Output the material exactly, but drop every image it holds.

※ ※ ※

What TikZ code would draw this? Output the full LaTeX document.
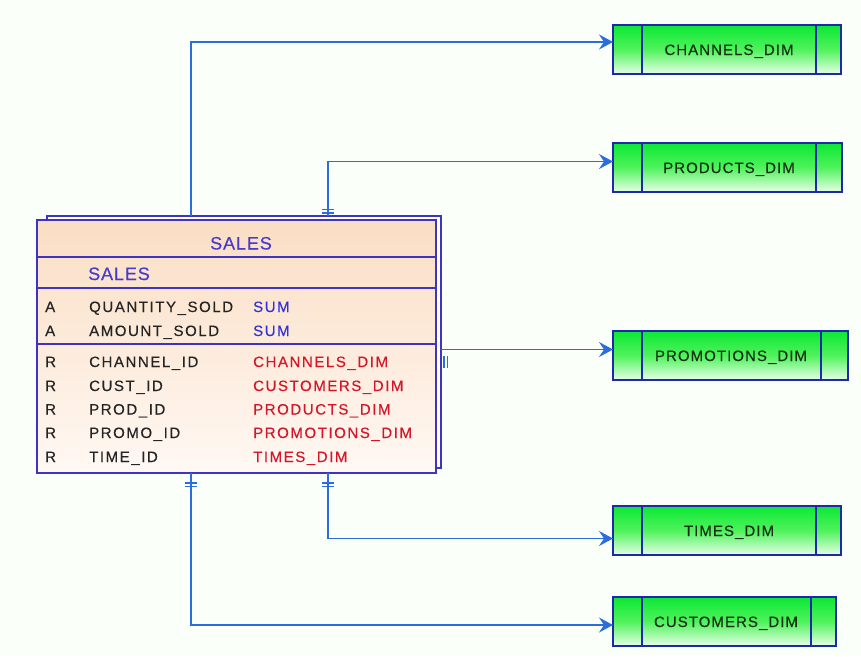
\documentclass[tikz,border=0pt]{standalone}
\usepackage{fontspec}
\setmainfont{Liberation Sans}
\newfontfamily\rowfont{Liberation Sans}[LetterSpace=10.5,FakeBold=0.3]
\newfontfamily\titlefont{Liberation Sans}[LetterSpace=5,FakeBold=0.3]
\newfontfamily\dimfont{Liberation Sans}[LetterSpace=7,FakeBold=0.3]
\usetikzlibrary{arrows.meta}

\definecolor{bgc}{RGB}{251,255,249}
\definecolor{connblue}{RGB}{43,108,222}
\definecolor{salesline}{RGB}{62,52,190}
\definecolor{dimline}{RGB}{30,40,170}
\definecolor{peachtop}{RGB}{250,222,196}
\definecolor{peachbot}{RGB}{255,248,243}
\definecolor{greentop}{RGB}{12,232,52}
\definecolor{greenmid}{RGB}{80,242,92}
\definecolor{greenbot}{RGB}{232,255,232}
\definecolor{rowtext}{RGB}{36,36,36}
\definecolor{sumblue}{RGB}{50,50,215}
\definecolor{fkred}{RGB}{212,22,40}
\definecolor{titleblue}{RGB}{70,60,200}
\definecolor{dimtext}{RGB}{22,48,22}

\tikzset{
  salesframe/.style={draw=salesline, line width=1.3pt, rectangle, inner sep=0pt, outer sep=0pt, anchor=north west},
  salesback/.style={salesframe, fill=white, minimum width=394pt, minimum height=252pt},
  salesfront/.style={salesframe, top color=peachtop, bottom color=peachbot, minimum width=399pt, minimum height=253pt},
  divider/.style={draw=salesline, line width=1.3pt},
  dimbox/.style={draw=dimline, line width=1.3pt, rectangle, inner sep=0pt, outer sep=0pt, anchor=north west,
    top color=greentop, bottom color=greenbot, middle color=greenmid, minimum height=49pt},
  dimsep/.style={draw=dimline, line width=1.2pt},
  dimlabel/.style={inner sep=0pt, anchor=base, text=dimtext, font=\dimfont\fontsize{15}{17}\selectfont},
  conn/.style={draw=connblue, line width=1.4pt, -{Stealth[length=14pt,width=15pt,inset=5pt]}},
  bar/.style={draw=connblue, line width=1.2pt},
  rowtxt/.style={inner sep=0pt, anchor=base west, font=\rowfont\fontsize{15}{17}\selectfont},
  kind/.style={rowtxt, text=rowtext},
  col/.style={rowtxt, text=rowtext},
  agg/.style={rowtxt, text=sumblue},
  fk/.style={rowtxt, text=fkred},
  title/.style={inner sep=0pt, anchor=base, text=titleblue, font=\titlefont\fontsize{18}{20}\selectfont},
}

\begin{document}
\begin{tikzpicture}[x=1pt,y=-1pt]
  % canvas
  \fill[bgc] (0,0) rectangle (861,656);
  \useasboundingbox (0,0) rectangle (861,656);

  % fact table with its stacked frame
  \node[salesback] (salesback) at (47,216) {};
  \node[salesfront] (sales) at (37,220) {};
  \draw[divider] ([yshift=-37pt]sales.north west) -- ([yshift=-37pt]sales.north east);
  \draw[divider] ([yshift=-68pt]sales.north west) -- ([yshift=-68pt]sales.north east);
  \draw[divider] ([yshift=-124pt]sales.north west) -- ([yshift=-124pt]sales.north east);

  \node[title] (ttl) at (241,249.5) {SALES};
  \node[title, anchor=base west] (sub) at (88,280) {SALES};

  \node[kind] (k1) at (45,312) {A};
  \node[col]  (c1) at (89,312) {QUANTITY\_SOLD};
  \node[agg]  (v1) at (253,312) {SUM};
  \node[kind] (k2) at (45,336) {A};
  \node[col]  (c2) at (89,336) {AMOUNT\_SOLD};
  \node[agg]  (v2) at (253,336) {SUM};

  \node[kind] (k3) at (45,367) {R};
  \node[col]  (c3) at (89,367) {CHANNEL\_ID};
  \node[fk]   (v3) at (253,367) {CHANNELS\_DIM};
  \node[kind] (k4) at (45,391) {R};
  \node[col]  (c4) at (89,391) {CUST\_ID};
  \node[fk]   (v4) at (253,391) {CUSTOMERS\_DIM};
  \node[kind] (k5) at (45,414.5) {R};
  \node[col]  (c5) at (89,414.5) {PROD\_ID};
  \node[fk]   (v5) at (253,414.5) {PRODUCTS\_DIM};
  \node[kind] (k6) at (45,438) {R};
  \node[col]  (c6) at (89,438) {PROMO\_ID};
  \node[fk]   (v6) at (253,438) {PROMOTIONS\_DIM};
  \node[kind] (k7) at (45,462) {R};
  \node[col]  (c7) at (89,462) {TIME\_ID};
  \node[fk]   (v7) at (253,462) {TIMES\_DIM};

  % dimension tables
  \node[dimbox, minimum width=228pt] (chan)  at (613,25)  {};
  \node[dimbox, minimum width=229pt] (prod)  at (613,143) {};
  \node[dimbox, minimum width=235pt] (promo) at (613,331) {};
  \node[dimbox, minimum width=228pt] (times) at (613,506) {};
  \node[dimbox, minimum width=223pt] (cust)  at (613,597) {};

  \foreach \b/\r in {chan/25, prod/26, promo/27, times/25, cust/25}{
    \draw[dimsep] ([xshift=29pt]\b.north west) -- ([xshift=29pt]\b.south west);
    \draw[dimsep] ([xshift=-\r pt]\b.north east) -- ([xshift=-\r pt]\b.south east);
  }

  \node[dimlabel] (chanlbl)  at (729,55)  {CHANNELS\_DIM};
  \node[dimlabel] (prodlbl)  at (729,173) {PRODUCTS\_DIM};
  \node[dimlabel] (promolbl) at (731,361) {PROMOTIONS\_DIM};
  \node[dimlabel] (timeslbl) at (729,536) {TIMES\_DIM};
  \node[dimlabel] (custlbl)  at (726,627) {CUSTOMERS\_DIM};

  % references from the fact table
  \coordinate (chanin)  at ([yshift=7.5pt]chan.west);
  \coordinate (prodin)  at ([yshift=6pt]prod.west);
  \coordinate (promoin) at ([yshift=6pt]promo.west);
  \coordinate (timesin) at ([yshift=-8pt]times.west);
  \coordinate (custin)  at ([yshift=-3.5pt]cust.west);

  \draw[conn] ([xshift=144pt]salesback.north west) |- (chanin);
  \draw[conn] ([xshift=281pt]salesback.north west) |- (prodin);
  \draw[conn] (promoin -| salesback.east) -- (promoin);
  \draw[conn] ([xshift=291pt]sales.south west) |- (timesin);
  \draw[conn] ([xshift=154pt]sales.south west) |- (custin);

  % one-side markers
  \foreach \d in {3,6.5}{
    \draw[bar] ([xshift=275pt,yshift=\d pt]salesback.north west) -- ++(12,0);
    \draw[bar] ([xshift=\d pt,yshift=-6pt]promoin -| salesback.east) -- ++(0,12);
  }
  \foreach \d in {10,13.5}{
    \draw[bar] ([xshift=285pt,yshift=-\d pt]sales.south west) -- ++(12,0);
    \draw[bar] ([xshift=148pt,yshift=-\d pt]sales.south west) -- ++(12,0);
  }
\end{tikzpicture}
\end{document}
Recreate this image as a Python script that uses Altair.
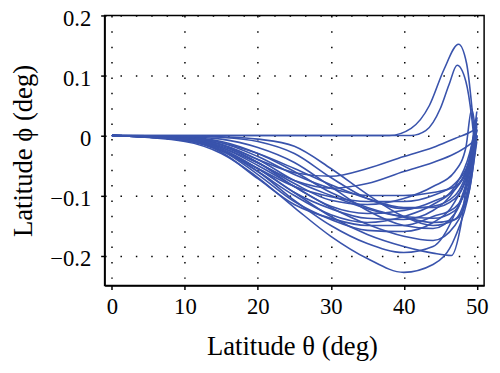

※ ※ ※

* Response below
What TikZ code would draw this? Output the full LaTeX document.
\documentclass[tikz,border=0pt]{standalone}
\usepackage{fontspec}
\setmainfont{Liberation Sans}
\newfontfamily\rowfont{Liberation Sans}[LetterSpace=10.5,FakeBold=0.3]
\newfontfamily\titlefont{Liberation Sans}[LetterSpace=5,FakeBold=0.3]
\newfontfamily\dimfont{Liberation Sans}[LetterSpace=7,FakeBold=0.3]
\usetikzlibrary{arrows.meta}

\definecolor{bgc}{RGB}{251,255,249}
\definecolor{connblue}{RGB}{43,108,222}
\definecolor{salesline}{RGB}{62,52,190}
\definecolor{dimline}{RGB}{30,40,170}
\definecolor{peachtop}{RGB}{250,222,196}
\definecolor{peachbot}{RGB}{255,248,243}
\definecolor{greentop}{RGB}{12,232,52}
\definecolor{greenmid}{RGB}{80,242,92}
\definecolor{greenbot}{RGB}{232,255,232}
\definecolor{rowtext}{RGB}{36,36,36}
\definecolor{sumblue}{RGB}{50,50,215}
\definecolor{fkred}{RGB}{212,22,40}
\definecolor{titleblue}{RGB}{70,60,200}
\definecolor{dimtext}{RGB}{22,48,22}

\tikzset{
  salesframe/.style={draw=salesline, line width=1.3pt, rectangle, inner sep=0pt, outer sep=0pt, anchor=north west},
  salesback/.style={salesframe, fill=white, minimum width=394pt, minimum height=252pt},
  salesfront/.style={salesframe, top color=peachtop, bottom color=peachbot, minimum width=399pt, minimum height=253pt},
  divider/.style={draw=salesline, line width=1.3pt},
  dimbox/.style={draw=dimline, line width=1.3pt, rectangle, inner sep=0pt, outer sep=0pt, anchor=north west,
    top color=greentop, bottom color=greenbot, middle color=greenmid, minimum height=49pt},
  dimsep/.style={draw=dimline, line width=1.2pt},
  dimlabel/.style={inner sep=0pt, anchor=base, text=dimtext, font=\dimfont\fontsize{15}{17}\selectfont},
  conn/.style={draw=connblue, line width=1.4pt, -{Stealth[length=14pt,width=15pt,inset=5pt]}},
  bar/.style={draw=connblue, line width=1.2pt},
  rowtxt/.style={inner sep=0pt, anchor=base west, font=\rowfont\fontsize{15}{17}\selectfont},
  kind/.style={rowtxt, text=rowtext},
  col/.style={rowtxt, text=rowtext},
  agg/.style={rowtxt, text=sumblue},
  fk/.style={rowtxt, text=fkred},
  title/.style={inner sep=0pt, anchor=base, text=titleblue, font=\titlefont\fontsize{18}{20}\selectfont},
}

\begin{document}
\begin{tikzpicture}[x=1pt,y=-1pt]
  % canvas
  \fill[bgc] (0,0) rectangle (861,656);
  \useasboundingbox (0,0) rectangle (861,656);

  % fact table with its stacked frame
  \node[salesback] (salesback) at (47,216) {};
  \node[salesfront] (sales) at (37,220) {};
  \draw[divider] ([yshift=-37pt]sales.north west) -- ([yshift=-37pt]sales.north east);
  \draw[divider] ([yshift=-68pt]sales.north west) -- ([yshift=-68pt]sales.north east);
  \draw[divider] ([yshift=-124pt]sales.north west) -- ([yshift=-124pt]sales.north east);

  \node[title] (ttl) at (241,249.5) {SALES};
  \node[title, anchor=base west] (sub) at (88,280) {SALES};

  \node[kind] (k1) at (45,312) {A};
  \node[col]  (c1) at (89,312) {QUANTITY\_SOLD};
  \node[agg]  (v1) at (253,312) {SUM};
  \node[kind] (k2) at (45,336) {A};
  \node[col]  (c2) at (89,336) {AMOUNT\_SOLD};
  \node[agg]  (v2) at (253,336) {SUM};

  \node[kind] (k3) at (45,367) {R};
  \node[col]  (c3) at (89,367) {CHANNEL\_ID};
  \node[fk]   (v3) at (253,367) {CHANNELS\_DIM};
  \node[kind] (k4) at (45,391) {R};
  \node[col]  (c4) at (89,391) {CUST\_ID};
  \node[fk]   (v4) at (253,391) {CUSTOMERS\_DIM};
  \node[kind] (k5) at (45,414.5) {R};
  \node[col]  (c5) at (89,414.5) {PROD\_ID};
  \node[fk]   (v5) at (253,414.5) {PRODUCTS\_DIM};
  \node[kind] (k6) at (45,438) {R};
  \node[col]  (c6) at (89,438) {PROMO\_ID};
  \node[fk]   (v6) at (253,438) {PROMOTIONS\_DIM};
  \node[kind] (k7) at (45,462) {R};
  \node[col]  (c7) at (89,462) {TIME\_ID};
  \node[fk]   (v7) at (253,462) {TIMES\_DIM};

  % dimension tables
  \node[dimbox, minimum width=228pt] (chan)  at (613,25)  {};
  \node[dimbox, minimum width=229pt] (prod)  at (613,143) {};
  \node[dimbox, minimum width=235pt] (promo) at (613,331) {};
  \node[dimbox, minimum width=228pt] (times) at (613,506) {};
  \node[dimbox, minimum width=223pt] (cust)  at (613,597) {};

  \foreach \b/\r in {chan/25, prod/26, promo/27, times/25, cust/25}{
    \draw[dimsep] ([xshift=29pt]\b.north west) -- ([xshift=29pt]\b.south west);
    \draw[dimsep] ([xshift=-\r pt]\b.north east) -- ([xshift=-\r pt]\b.south east);
  }

  \node[dimlabel] (chanlbl)  at (729,55)  {CHANNELS\_DIM};
  \node[dimlabel] (prodlbl)  at (729,173) {PRODUCTS\_DIM};
  \node[dimlabel] (promolbl) at (731,361) {PROMOTIONS\_DIM};
  \node[dimlabel] (timeslbl) at (729,536) {TIMES\_DIM};
  \node[dimlabel] (custlbl)  at (726,627) {CUSTOMERS\_DIM};

  % references from the fact table
  \coordinate (chanin)  at ([yshift=7.5pt]chan.west);
  \coordinate (prodin)  at ([yshift=6pt]prod.west);
  \coordinate (promoin) at ([yshift=6pt]promo.west);
  \coordinate (timesin) at ([yshift=-8pt]times.west);
  \coordinate (custin)  at ([yshift=-3.5pt]cust.west);

  \draw[conn] ([xshift=144pt]salesback.north west) |- (chanin);
  \draw[conn] ([xshift=281pt]salesback.north west) |- (prodin);
  \draw[conn] (promoin -| salesback.east) -- (promoin);
  \draw[conn] ([xshift=291pt]sales.south west) |- (timesin);
  \draw[conn] ([xshift=154pt]sales.south west) |- (custin);

  % one-side markers
  \foreach \d in {3,6.5}{
    \draw[bar] ([xshift=275pt,yshift=\d pt]salesback.north west) -- ++(12,0);
    \draw[bar] ([xshift=\d pt,yshift=-6pt]promoin -| salesback.east) -- ++(0,12);
  }
  \foreach \d in {10,13.5}{
    \draw[bar] ([xshift=285pt,yshift=-\d pt]sales.south west) -- ++(12,0);
    \draw[bar] ([xshift=148pt,yshift=-\d pt]sales.south west) -- ++(12,0);
  }
\end{tikzpicture}
\end{document}
Recreate this image as a Python script that uses Altair.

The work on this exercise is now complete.